One of the nation’s largest independent competitive local exchange carriers (CLEC),
McLeodUSA Inc. , has filed a pre-negotiated plan of reorganization through a Chapter 11 bankruptcy petition in the United States Bankruptcy Court for the District of Delaware designed to erase $3 billion in debt. Holders McLeodUSA’s existing Class A common stock are expected to retain approximately 17 percent of the shares of the reorganized company’s common stock.


The Chapter 11 case includes only the parent company with none of the McLeodUSA’s operating subsidiaries, which include McLeodUSA Telecommunications, McLeodUSA Publishing and Illinois Consolidated Telephone Company (ICTC), being part of the bankruptcy proceeding.


Following the bankruptcy announcement, the Nasdaq Stock Market said that trading was halted in McLeodUSA stock for “additional information” from the company. The stock closed at 18 cents a share. Trading will remain halted until McLeodUSA has fully satisfied Nasdaq’s request for additional information.

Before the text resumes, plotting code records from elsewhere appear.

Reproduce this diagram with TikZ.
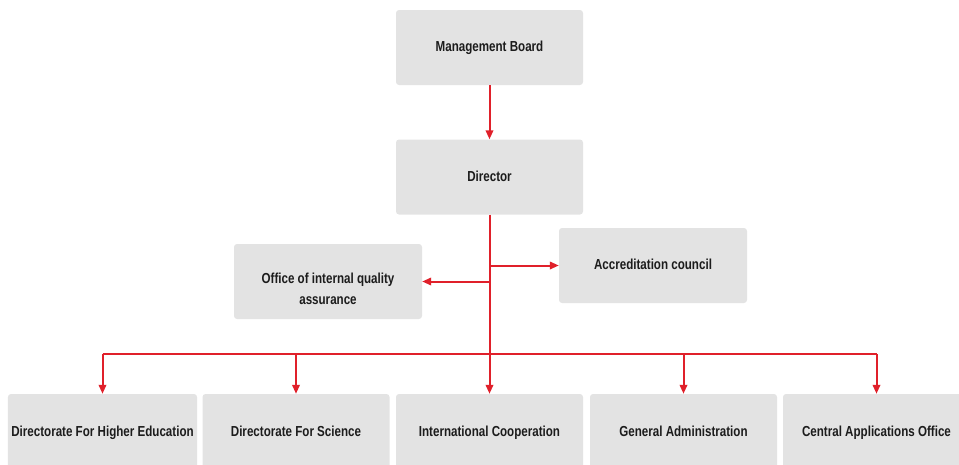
\documentclass[tikz,border=0pt]{standalone}
\usepackage{fontspec}
\setmainfont{Liberation Sans}[FakeStretch=0.8]
\usepackage{tikz}
\usetikzlibrary{arrows.meta}
\definecolor{boxgray}{HTML}{E3E3E3}
\definecolor{linkred}{HTML}{E0202A}
\definecolor{inkgray}{HTML}{1C1C1C}

\begin{document}
\begin{tikzpicture}[x=1pt,y=-1pt,
  unit/.style={fill=boxgray,rounded corners=3pt,minimum width=187pt,minimum height=75pt,
    align=center,text=inkgray,text height=11pt,text depth=3pt,
    font=\fontsize{14.5}{21}\selectfont\bfseries},
  wire/.style={draw=linkred,line width=2pt},
  link/.style={wire,-{Triangle[length=9pt,width=7.5pt]}}]
  \useasboundingbox (0,0) rectangle (959,464);
  \clip (0,0) rectangle (959,464);

  %top
  \node[unit] (board) at (489.5,47.5) {Management Board};
  \node[unit] (director) at (489.5,177) {Director};
  \node[unit,minimum width=188pt,text height=48.5pt,text depth=2pt] (quality) at (328,281.5) {Office of internal quality\\assurance};
  \node[unit,minimum width=188pt] (council) at (653,265.5) {Accreditation council};
  \coordinate (hub) at (489.5,354);

  %bottom
  \node[unit,minimum height=76pt] (higher) at (102.5,432) {Directorate For Higher Education};
  \node[unit,minimum height=76pt] (science) at (296,432) {Directorate For Science};
  \node[unit,minimum height=76pt] (intl) at (489.5,432) {International Cooperation};
  \node[unit,minimum height=76pt] (admin) at (683.5,432) {General Administration};
  \node[unit,minimum height=76pt] (central) at (876.5,432) {Central Applications Office};

  %links
  \draw[link] (board) -- (director);
  \draw[wire] (director.south) -- (hub);
  \draw[link] (quality.east -| director.south) -- (quality.east);
  \draw[link] (council.west -| director.south) -- (council.west);
  \draw[wire] (higher.north |- hub) -- (central.north |- hub);
  \foreach \b in {higher,science,intl,admin,central}
    \draw[link] (\b.north |- hub) -- (\b.north);
\end{tikzpicture}
\end{document}
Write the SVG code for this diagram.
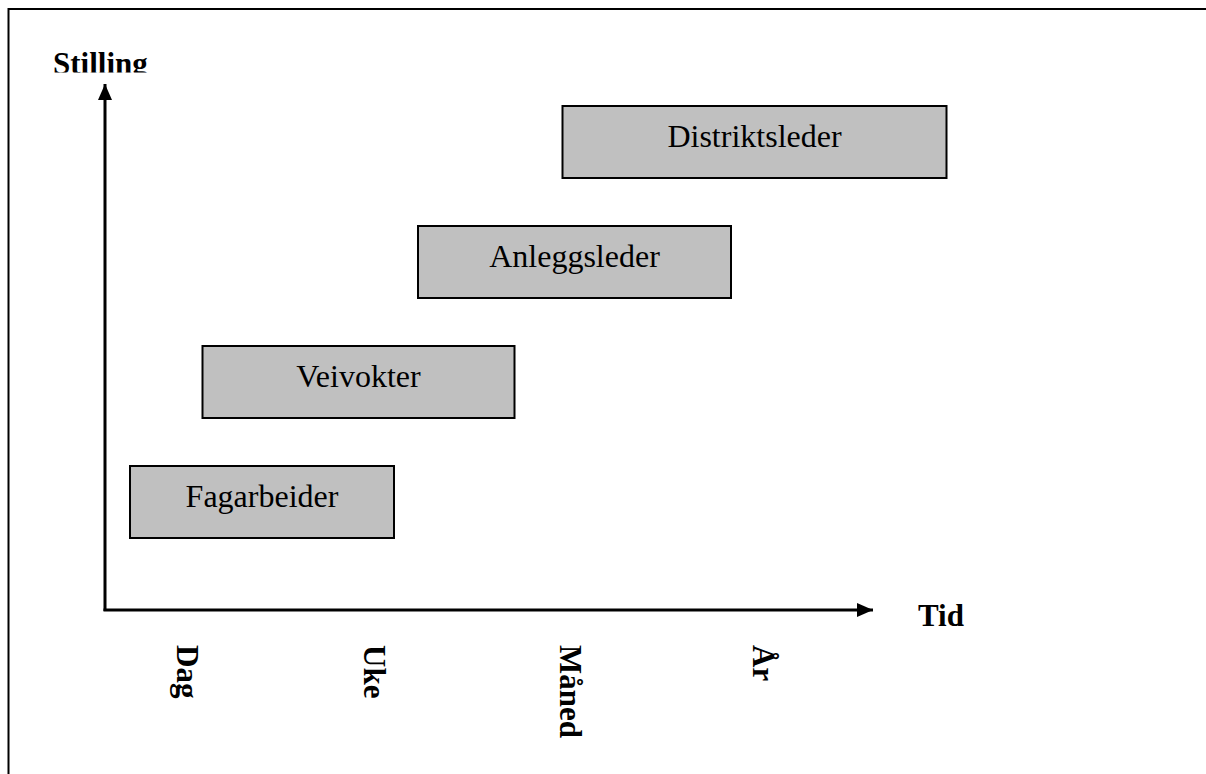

Under the terms of the recapitalization, McLeodUSA bondholders will receive up to $670 million in cash, $175 million of new preferred stock convertible into 15 percent of the reorganized company’s common stock, and five-year warrants to purchase an additional 6 percent of the common stock for $30 million. An ad hoc committee of senior note holders, which holds 23 percent of the Cedar Rapids, Iowa-based company’s bonds, voted unanimously in favor of the plan.


Additionally, the company has signed lock-up and support agreements with stockholders holding approximately 45 percent of its Preferred Series A, Series D and Series E shares, including funds managed by Forstmann Little & Co., to support the recapitalization plan. Forstmann Little will be the largest shareholder of the reorganized McLeodUSA after the recapitalization with an approximate 58 percent stake in the company.


Theodore J. Forstmann, senior partner of Forstmann Little, will continue as chairman of the Executive Committee of the McLeodUSA Board of Directors.


The pre-negotiated elements of the transaction provide for no disruption to the Company’s employees, trade creditors, customers and overall operations.


During the bankruptcy proceedings, McLeodUSA expects to operate its business without interruption and with no impact on its employees, customers and suppliers. The company has approximately $140 million in cash currently available as of the date of the filing and has secured a commitment for a $110 million exit financing facility from a group of lenders arranged by JPMorgan, Bank of America and Citibank.


This exit financing may be increased to as much as $160 million and will be available to McLeodUSA at the completion of the recapitalization subject to customary conditions. Accordingly, based on such cash availability, the company does not require and does not expect to obtain debtor-in-possession financing.


McLeodUSA provides integrated communications services, including local services, in 25 Midwest, Southwest, Northwest and Rocky Mountain states.